I had to start working on the other cancers in my life: the a$$holes had to go. So, I divorced my husband, separated from my business partner, sold my house in the suburbs of Atlanta, started my own business and moved to the beach. Most of this took place while I was under-going chemotherapy.

My first client was the Obama for America Campaign, so part of my healing process was writing and producing all of the radio ads targeting African Americans for President Obama’s re-election.

Through my year of recovery and healing, I was blessed with love and caring from my family and so many friends from every era of my life. In the six weeks of initial healing time after my mastectomy, it was really hard. When I woke up from the surgery, I felt like a truck had hit me and then backed up over me again. It was no joke: I had chemo on Fridays and was pretty much out of commission until the following Wednesday. One thing I am grateful for, though, is the fact that I was never alone. I could not have made it without my incredible mom, my force-to-be-reckoned-with younger sister, my two beautiful, brave, brilliant and bodacious daughters (who were 19 and 26 at the time), and my supportive and loving sista-friends who stepped in and stepped up, taking care of me and pouring unconditional love on me while I healed.

A Gift From God

I am now celebrating my second year of being a breast cancer survivor. I did go through reconstructive surgery: they put in tissue expanders to be used to stretch my skin to prepare my chest wall for implants. After I healed from the mastectomy surgery, I had saline pumped into the tissue expanders about every two weeks till I got to the breast size i wanted. The ones that tried to kill me were pretty small, so now I’m a B cup. I don’t really know for sure, though, because I don’t wear a bra – one of the benefits of breast implants. I had the implants put in last February, a little over a year after my mastectomy. The implant surgery was in and out in the same day and no big deal. I recovered in about 2 weeks.
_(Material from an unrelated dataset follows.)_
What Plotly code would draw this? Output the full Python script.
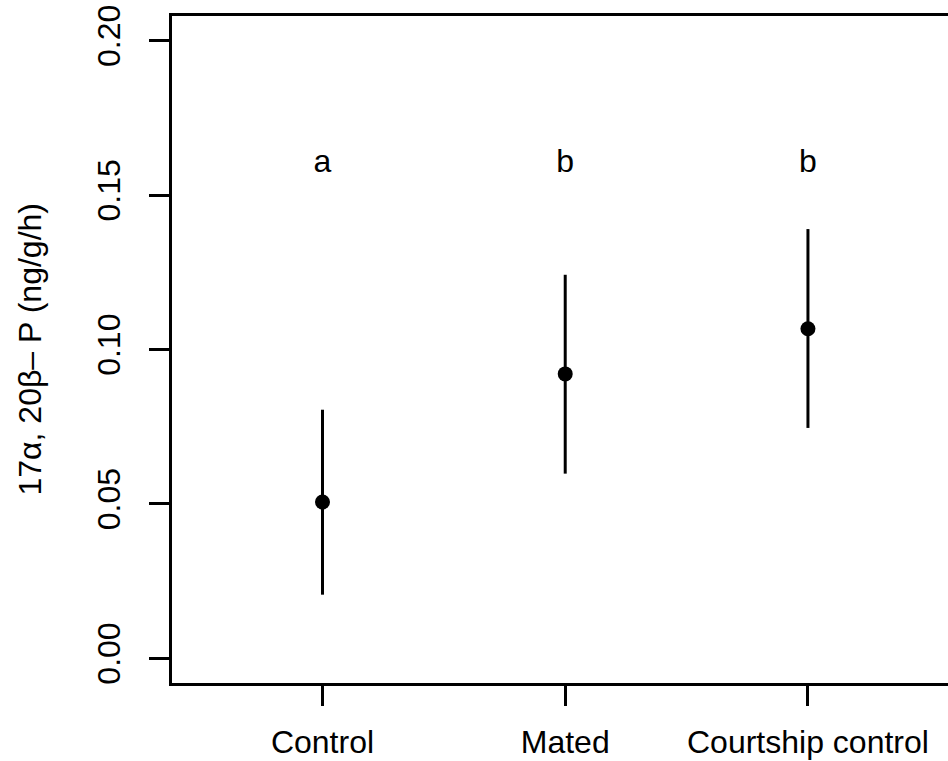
import plotly.graph_objects as go

categories = ["Control", "Mated", "Courtship control"]
x_pos = [1, 2, 3]
means = [0.0506, 0.0921, 0.1067]
lower = [0.0206, 0.0598, 0.0746]
upper = [0.0805, 0.1242, 0.1390]
letters = ["a", "b", "b"]
letter_y = [0.16, 0.16, 0.16]
y_ticks = [0.00, 0.05, 0.10, 0.15, 0.20]
y_tick_labels = ["0.00", "0.05", "0.10", "0.15", "0.20"]

FONT = "Liberation Sans, Arial, sans-serif"
FS = 32

fig = go.Figure()
fig.add_trace(go.Scatter(
    x=x_pos, y=means, mode="markers",
    marker=dict(color="black", size=15),
    error_y=dict(type="data", symmetric=False,
                 array=[u - m for u, m in zip(upper, means)],
                 arrayminus=[m - l for m, l in zip(means, lower)],
                 width=0, thickness=3, color="black"),
    showlegend=False, hoverinfo="skip",
))
fig.add_trace(go.Scatter(
    x=x_pos, y=letter_y, mode="text", text=letters,
    textfont=dict(family=FONT, size=FS, color="black"),
    textposition="middle center", showlegend=False, hoverinfo="skip",
))

fig.update_layout(
    template="none",
    width=948, height=761,
    margin=dict(l=172, r=0, t=16, b=78, autoexpand=False),
    paper_bgcolor="white", plot_bgcolor="white",
    font=dict(family=FONT, size=FS, color="black"),
    xaxis=dict(range=[0.38, 3.577], tickmode="array", tickvals=x_pos,
               ticktext=categories, showgrid=False, zeroline=False,
               automargin=False,
               showline=True, linecolor="black", linewidth=3, mirror=True,
               ticks="outside", ticklen=20, tickwidth=3, tickcolor="black",
               ticklabelstandoff=9,
               tickfont=dict(family=FONT, size=FS, color="black")),
    yaxis=dict(range=[-0.008, 0.208], tickmode="array", tickvals=y_ticks,
               ticktext=y_tick_labels, showgrid=False, zeroline=False,
               automargin=False,
               showline=True, linecolor="black", linewidth=3, mirror=False,
               ticks="outside", ticklen=20, tickwidth=3, tickcolor="black",
               tickangle=-90, ticklabelstandoff=16,
               tickfont=dict(family=FONT, size=FS, color="black")),
    annotations=[dict(text="17α, 20β– P (ng/g/h)", xref="paper", yref="paper",
                      x=(29 - 172) / 776, y=0.5, xanchor="center", yanchor="middle",
                      textangle=-90, showarrow=False,
                      font=dict(family=FONT, size=FS, color="black"))],
)

fig.write_html(
    "out.html",
    config={"displayModeBar": False},
    post_script="document.body.style.margin='0';document.body.style.overflow='hidden';",
)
I now have a clean bill of health and live on the Chesapeake Bay in Annapolis, MD, two miles from the area where I spent childhood summers. I go kayaking and paddle boarding when the water is calm in the mornings, walk on the beach at least three times a day and seek peace in my life. Looking back on the past two years, I know that my breast cancer was a gift from God. He took me on a faith walk to change my life. He showed me the people I am supposed to be around and blessed me with a new life based on truth, faith, peace and love.

How About You?

So if you are a multi-tasking, miracle-working, rule-the-world woman who always puts others first, remember what the flight attendant says just before the plane takes off: “Put the oxygen mask on yourself first, before helping others.” Don’t be afraid to put yourself first, get your annual check-ups, do breast exams regularly, remove the stress-causing negative forces from your life, bask in your blessings, know that God has you and seek peace.